Некоторые из зимовщиков обратились к командиру корабля с просьбой рассказать им об устройстве субмарины. Помня о том, что я поведал ему утром, Суонсон скрепя сердце пошел навстречу любознательным, но недовольства своего ничем не выдал и по-прежнему улыбался. Отказать в подобной просьбе было бы невежливо, тем более что все секреты были скрыты от глаз непосвященных. Но согласие командира корабля показать гостям субмарину объяснялось отнюдь не его желанием выдать себя за светского человека. Если бы он отказал в столь безобидной просьбе, кое-кто мог бы насторожиться.
Экскурсию по кораблю проводил старпом, к группе экскурсантов присоединился и я. Не столько для удовлетворения собственного любопытства, сколько затем, что-бы наблюдать за реакцией зимовщиков. Мы обошли весь корабль, не были лишь в реакторном отделении, куда не допускали никого, и отделении инерционной навигации, доступ туда был закрыт и мне самому. Не подавая вида, я внимательно наблюдал за экскурсантами, но, как и предполагал, ничего не добился. Было безумием даже надеяться на что-то: наш «приятель» с пистолетом надел на себя маску, снять которую пока никому не удается. И все же я понадеялся, что повезет и мне выпадет один шанс из миллиона.
После ужина я помогал доктору Джолли, как мог. Ничего не могу сказать об остальных качествах ирландца, но лекарем он был превосходным. Он быстро и умело осматривал ходячих пациентов. Если было нужно, менял им повязки. Осмотрел и обработал раны Бенсона и Фолсома, после чего попросил меня сходить вместе с ним на корму, в дозиметрическую лабораторию. Лишние приборы были оттуда вынесены, на их место поставлены койки еще для четырех больных — братьев Харрингтон, Браунелла и Болтона. В лазарете помещались всего две койки, которые были заняты Бенсоном и Фолсомом.
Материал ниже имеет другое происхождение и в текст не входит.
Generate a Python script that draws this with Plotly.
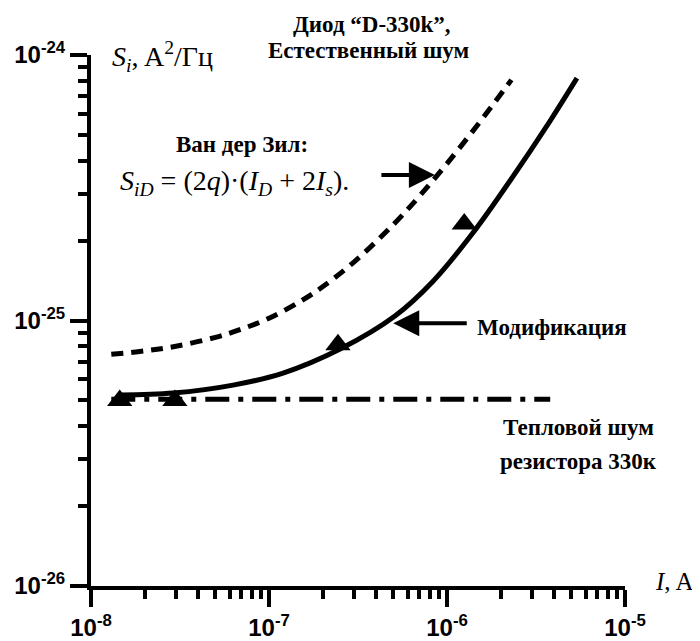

Вопреки мрачным прогнозам Джолли, транспортировка из ледового лагеря на корабль Болтону ничуть не повредила, главным образом благодаря искусству и стараниям доктора, распорядившегося привязать больного к носилкам. Болтон пришел в сознание и жаловался на страшные боли в сильно обожженном правом предплечье. Доктор снял повязку. Кожи почти не осталось, рана представляла собой сплошной гнойник с красными пятнами. У каждого врача собственный способ лечить ожоги. Джолли предпочел накладывать на обожженный участок смазанную бальзамом алюминиевую фольгу, закрывавшую всю рану, и затем закреплять ее повязкой. После этого он сделал ему обезболивающий укол, дал снотворного, после чего велел дежурному санитару немедленно докладывать ему, как только Болтону станет хуже. Бегло осмотрев трех остальных пациентов и сменив им повязки, Джолли решил лечь спать.
Я тоже. По существу, я не спал две ночи. Накануне не смог уснуть из-за дикой боли в левой руке. Я буквально валился с ног от усталости. Когда я добрался до каюты, Ганзен уже почивал, а инженера-механика не было.
В ту ночь снотворное мне не понадобилось.
Проснулся я в два часа ночи, но мне показалось, будто спал я всего минут пять. Чувствовал я себя совершенно разбитым. Однако в ту же секунду сон с меня словно рукой сняло.
От такого шума проснулся бы и мертвый. Из репродуктора, висевшего над койкой старпома, доносился оглушительный, пронзительный свист, менявшийся по частоте каждые полсекунды, кинжалом вонзавшийся мне в барабанные перепонки. Даже преступник на дыбе не смог бы произвести больше шуму.